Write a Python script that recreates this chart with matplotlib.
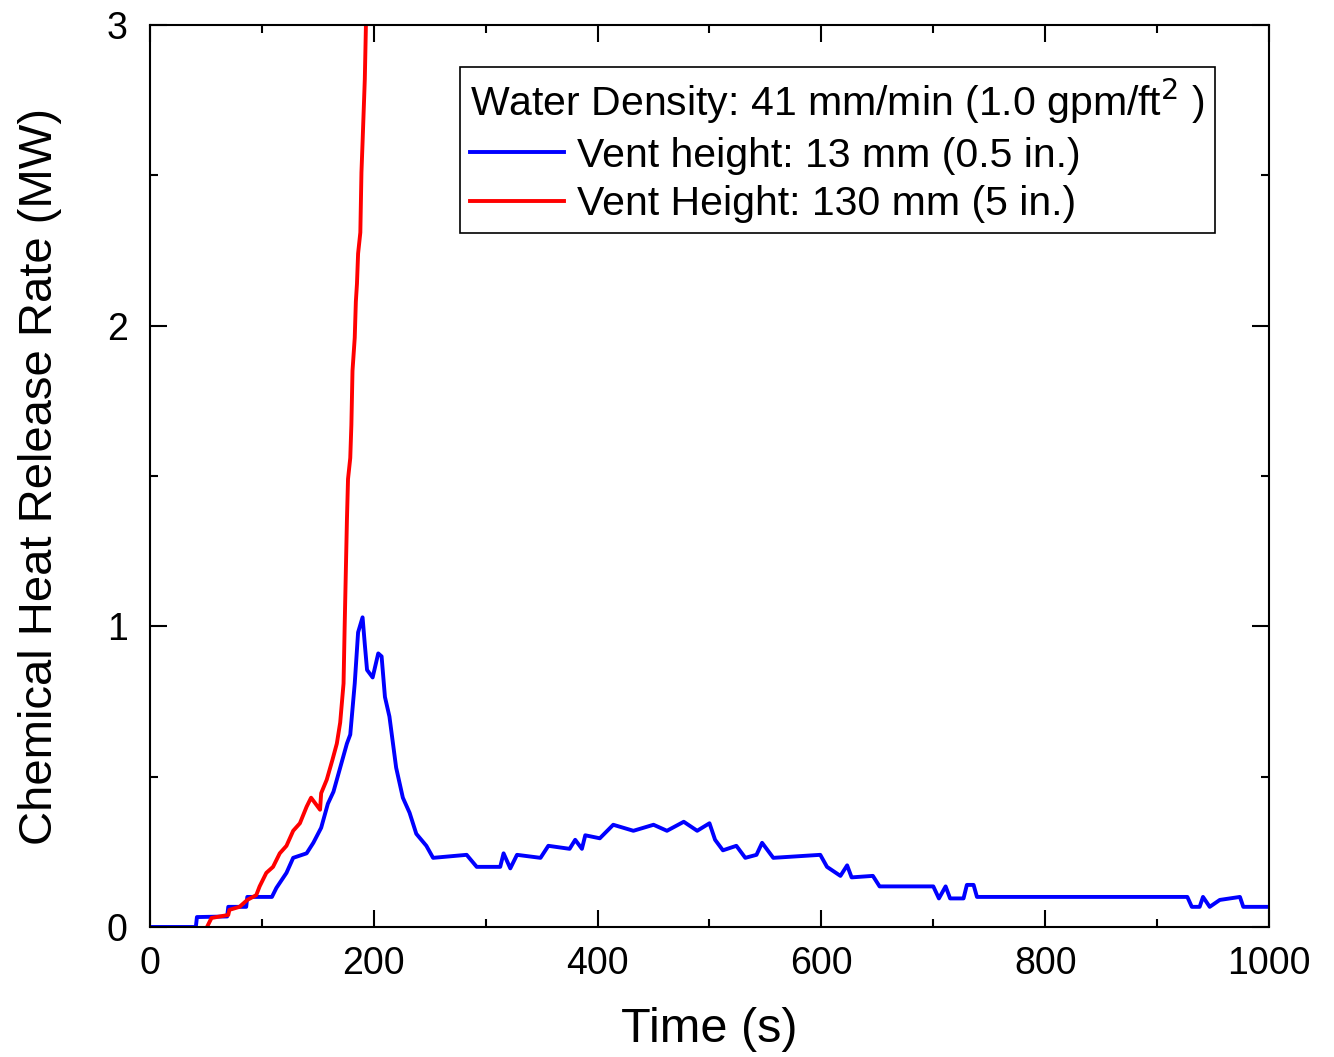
import numpy as np
import matplotlib.pyplot as plt

plt.rcParams['font.family'] = ['Liberation Sans', 'DejaVu Sans']

# vent height 13 mm (blue)
t_13 = [0, 20, 41, 42, 69, 70, 86, 87, 109, 113, 122, 128, 140, 146, 153, 159, 164,
        170, 176, 179, 183, 186, 190, 192, 194, 199, 204, 207, 210, 214, 220, 226,
        232, 238, 247, 253, 283, 292, 313, 316, 322, 328, 349, 356, 375, 380, 386,
        389, 402, 414, 432, 450, 462, 477, 489, 500, 505, 512, 524, 532, 542, 547,
        557, 599, 605, 617, 623, 627, 646, 652, 700, 705, 711, 715, 727, 730, 736,
        739, 927, 931, 938, 941, 947, 956, 974, 977, 1000]
q_13 = [0.0, 0.0, 0.0, 0.033, 0.035, 0.067, 0.067, 0.10, 0.10, 0.13, 0.18, 0.23,
        0.245, 0.28, 0.33, 0.41, 0.45, 0.53, 0.61, 0.64, 0.81, 0.98, 1.03, 0.94,
        0.855, 0.83, 0.91, 0.90, 0.765, 0.70, 0.53, 0.43, 0.38, 0.31, 0.27, 0.23,
        0.24, 0.20, 0.20, 0.245, 0.195, 0.24, 0.23, 0.27, 0.26, 0.29, 0.26, 0.305,
        0.295, 0.34, 0.32, 0.34, 0.32, 0.35, 0.32, 0.345, 0.29, 0.255, 0.27, 0.23,
        0.24, 0.28, 0.23, 0.24, 0.20, 0.17, 0.205, 0.165, 0.17, 0.135, 0.135, 0.095,
        0.135, 0.095, 0.095, 0.14, 0.14, 0.10, 0.10, 0.067, 0.067, 0.10, 0.067,
        0.09, 0.10, 0.067, 0.067]

# vent height 130 mm (red)
t_130 = [51, 55, 70, 71, 80, 87, 95, 98, 104, 110, 116, 122, 128, 134, 140, 144,
         147, 152, 153, 158, 163, 167, 170, 173, 174, 176, 177, 179, 180, 181, 183,
         184, 185, 186, 188, 189, 190, 192, 193, 195]
q_130 = [0.0, 0.03, 0.04, 0.057, 0.067, 0.09, 0.106, 0.135, 0.18, 0.20, 0.245,
         0.27, 0.32, 0.345, 0.40, 0.43, 0.415, 0.39, 0.445, 0.49, 0.555, 0.61,
         0.68, 0.81, 1.0, 1.35, 1.49, 1.56, 1.67, 1.85, 1.96, 2.08, 2.14, 2.24,
         2.31, 2.51, 2.61, 2.82, 3.0, 3.3]

fig = plt.figure(figsize=(13.34, 10.57), dpi=100)
ax = fig.add_axes([0.1124, 0.123, 0.8389, 0.8533])

ax.plot(t_13, q_13, color='#0000ff', lw=2.8, label='Vent height: 13 mm (0.5 in.)')
ax.plot(t_130, q_130, color='#ff0000', lw=2.8, label='Vent Height: 130 mm (5 in.)')

ax.set_xlim(0, 1000)
ax.set_ylim(0, 3)
ax.set_xticks([0, 200, 400, 600, 800, 1000])
ax.set_xticks(np.arange(100, 1000, 200), minor=True)
ax.set_yticks([0, 1, 2, 3])
ax.set_yticks([0.5, 1.5, 2.5], minor=True)
ax.tick_params(which='both', direction='in', top=True, right=True, width=1.5,
               labelsize=27)
ax.tick_params(axis='x', pad=14)
ax.tick_params(axis='y', pad=16)
ax.tick_params(which='major', length=12)
ax.tick_params(which='minor', length=6)
for s in ax.spines.values():
    s.set_linewidth(1.5)

ax.set_xlabel('Time (s)', fontsize=35, labelpad=18)
ax.set_ylabel('Chemical Heat Release Rate (MW)', fontsize=34, labelpad=32)

leg = ax.legend(loc='upper right', bbox_to_anchor=(0.9517, 0.9534),
                title='Water Density: 41 mm/min (1.0 gpm/ft$^2$ )',
                fontsize=29.5, title_fontsize=29.5, fancybox=False, edgecolor='black',
                framealpha=1, handlelength=2.3, handletextpad=0.3,
                borderpad=0.25, labelspacing=0.25, borderaxespad=0)
leg._legend_box.align = 'left'
leg.get_frame().set_linewidth(1.2)

fig.savefig('out.png', dpi=100)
::::
▶ _STATED EXERCISE_
Quote, exactly and only, the lines from the first line of the data above through the line containing "ax.plot(t_130, q_130, color='#ff0000', lw=2.8, label='Vent". The pictures do not belong in it.

▶ _SOLVED EXERCISE_
Write a Python script that recreates this chart with matplotlib.
import numpy as np
import matplotlib.pyplot as plt

plt.rcParams['font.family'] = ['Liberation Sans', 'DejaVu Sans']

# vent height 13 mm (blue)
t_13 = [0, 20, 41, 42, 69, 70, 86, 87, 109, 113, 122, 128, 140, 146, 153, 159, 164,
        170, 176, 179, 183, 186, 190, 192, 194, 199, 204, 207, 210, 214, 220, 226,
        232, 238, 247, 253, 283, 292, 313, 316, 322, 328, 349, 356, 375, 380, 386,
        389, 402, 414, 432, 450, 462, 477, 489, 500, 505, 512, 524, 532, 542, 547,
        557, 599, 605, 617, 623, 627, 646, 652, 700, 705, 711, 715, 727, 730, 736,
        739, 927, 931, 938, 941, 947, 956, 974, 977, 1000]
q_13 = [0.0, 0.0, 0.0, 0.033, 0.035, 0.067, 0.067, 0.10, 0.10, 0.13, 0.18, 0.23,
        0.245, 0.28, 0.33, 0.41, 0.45, 0.53, 0.61, 0.64, 0.81, 0.98, 1.03, 0.94,
        0.855, 0.83, 0.91, 0.90, 0.765, 0.70, 0.53, 0.43, 0.38, 0.31, 0.27, 0.23,
        0.24, 0.20, 0.20, 0.245, 0.195, 0.24, 0.23, 0.27, 0.26, 0.29, 0.26, 0.305,
        0.295, 0.34, 0.32, 0.34, 0.32, 0.35, 0.32, 0.345, 0.29, 0.255, 0.27, 0.23,
        0.24, 0.28, 0.23, 0.24, 0.20, 0.17, 0.205, 0.165, 0.17, 0.135, 0.135, 0.095,
        0.135, 0.095, 0.095, 0.14, 0.14, 0.10, 0.10, 0.067, 0.067, 0.10, 0.067,
        0.09, 0.10, 0.067, 0.067]

# vent height 130 mm (red)
t_130 = [51, 55, 70, 71, 80, 87, 95, 98, 104, 110, 116, 122, 128, 134, 140, 144,
         147, 152, 153, 158, 163, 167, 170, 173, 174, 176, 177, 179, 180, 181, 183,
         184, 185, 186, 188, 189, 190, 192, 193, 195]
q_130 = [0.0, 0.03, 0.04, 0.057, 0.067, 0.09, 0.106, 0.135, 0.18, 0.20, 0.245,
         0.27, 0.32, 0.345, 0.40, 0.43, 0.415, 0.39, 0.445, 0.49, 0.555, 0.61,
         0.68, 0.81, 1.0, 1.35, 1.49, 1.56, 1.67, 1.85, 1.96, 2.08, 2.14, 2.24,
         2.31, 2.51, 2.61, 2.82, 3.0, 3.3]

fig = plt.figure(figsize=(13.34, 10.57), dpi=100)
ax = fig.add_axes([0.1124, 0.123, 0.8389, 0.8533])

ax.plot(t_13, q_13, color='#0000ff', lw=2.8, label='Vent height: 13 mm (0.5 in.)')
ax.plot(t_130, q_130, color='#ff0000', lw=2.8, label='Vent Height: 130 mm (5 in.)')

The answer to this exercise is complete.